Dye is a field coordinator for the Socially Responsible Agricultural Project, an organization based in Missouri. It empowers rural communities to protect themselves from devastating health, environmental and economic impacts of factory farms say its website. Members of SRAP include lawyers, grassroots coordinators and consultants who will provide assistance.
“Essentially the entire organization is composed of people like me who have experienced something horrible,” Dye said.
In 2015, SRAP released troublesome findings regarding water quality as a result of nearby factory farms. The main complaint from the communities, though is decreased quality of life.
“Do we want to see sustainable family farmers on the land producing safe, healthy, wholesome food?” Dye asked. “Or do we want to farm this out to foreign investors and huge conglomerates who quite frankly have no interest at all in the (community)?”
What you get at the grocery
Most people in urban areas buy meat at the grocery store. Brian Dicken, vice president of meat operations for Roundy’s Supermarkets, said Roundy’s does not cut corners.

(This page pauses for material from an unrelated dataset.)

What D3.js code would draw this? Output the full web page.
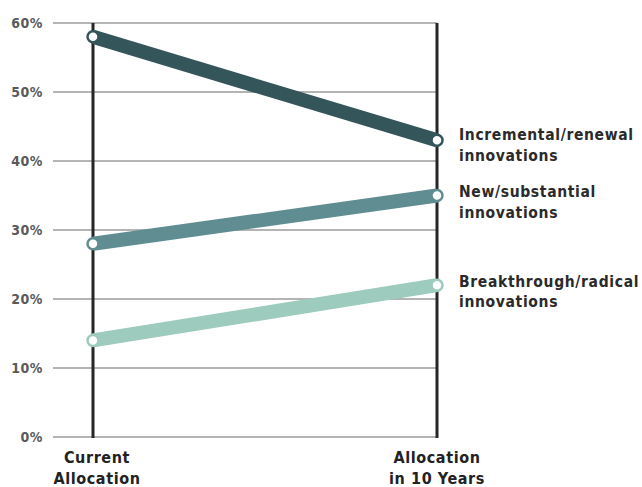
<!DOCTYPE html>
<html><head><meta charset="utf-8">
<script src="https://cdn.jsdelivr.net/npm/d3@7"></script>
<style>body{margin:0;background:#fff}svg{display:block}</style>
</head><body>
<svg id="c" width="642" height="487"></svg>
<script>
const periods = ["Current", "In10"];
const periodLabels = [["Current","Allocation"],["Allocation","in 10 Years"]];
const seriesNames = [["Incremental/renewal","innovations"],["New/substantial","innovations"],["Breakthrough/radical","innovations"]];
const currentValues = [58, 28, 14];
const futureValues = [43, 35, 22];
const seriesColors = ["#34555a", "#5f8d92", "#9dcbbd"];
const yTicks = [0,10,20,30,40,50,60];

const svg = d3.select("#c");
const x = d3.scalePoint().domain(periods).range([93, 437]);
const y = d3.scaleLinear().domain([0, 60]).range([437, 23]);
const font = "'DejaVu Sans Condensed', 'DejaVu Sans', sans-serif";

// gridlines
svg.append("g").selectAll("line").data(yTicks).join("line")
  .attr("x1", 53).attr("x2", 437)
  .attr("y1", d => y(d)).attr("y2", d => y(d))
  .attr("stroke", "#b4b4b4").attr("stroke-width", 2);

// tick labels
svg.append("g").selectAll("text").data(yTicks).join("text")
  .attr("x", 43).attr("y", d => y(d) + 5)
  .attr("text-anchor", "end")
  .attr("font-family", font).attr("font-size", 14).attr("font-weight", "bold")
  .attr("letter-spacing", 0.5)
  .attr("fill", "#5a5a5a")
  .text(d => d + "%");

// vertical axes
svg.append("g").selectAll("line").data(periods).join("line")
  .attr("x1", d => x(d)).attr("x2", d => x(d))
  .attr("y1", y(60)).attr("y2", y(0) + 1)
  .attr("stroke", "#262626").attr("stroke-width", 3);

const data = seriesNames.map((n, i) => ({name: n, vals: [currentValues[i], futureValues[i]], color: seriesColors[i]}));

// lines
svg.append("g").selectAll("line").data(data).join("line")
  .attr("x1", x(periods[0])).attr("x2", x(periods[1]))
  .attr("y1", d => y(d.vals[0])).attr("y2", d => y(d.vals[1]))
  .attr("stroke", d => d.color).attr("stroke-width", 14);

// markers
data.forEach(d => {
  svg.append("g").selectAll("circle").data(d.vals).join("circle")
    .attr("cx", (v, j) => x(periods[j])).attr("cy", v => y(v))
    .attr("r", 5.5).attr("fill", "#fff")
    .attr("stroke", d.color).attr("stroke-width", 2.5);
});

// series labels
const labelY = [[140, 161], [197, 218], [287, 307]];
data.forEach((d, i) => {
  d.name.forEach((t, k) => {
    svg.append("text").attr("x", 459).attr("y", labelY[i][k])
      .attr("font-family", font).attr("font-size", 15.5).attr("font-weight", "bold")
      .attr("letter-spacing", 0.65)
      .attr("fill", "#2a2a2a").text(t);
  });
});

// category labels
const catX = [97, 437];
periodLabels.forEach((lines, i) => {
  lines.forEach((t, k) => {
    svg.append("text").attr("x", catX[i]).attr("y", 463 + k * 21)
      .attr("text-anchor", "middle")
      .attr("font-family", font).attr("font-size", 16).attr("font-weight", "bold")
      .attr("letter-spacing", 0.6)
      .attr("fill", "#222").text(t);
  });
});
</script>
</body></html>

“All of our ground beef is steer meat, which means it’s cow blended and is a better eating experience,” Dicken said. “[It] costs more money, but we believe in it.”
Roundy’s offers antibiotic-free, vegetarian-fed, humanely-raised and organic products at its meat counters under the Simply Roundy’s brand, but priced higher. Dicken said Roundy’s could not carry only those products.
He said, “You have to have what I call more of a conventional type buffering, otherwise you’re going to price yourself out of the market, and you have to give consumers a choice.”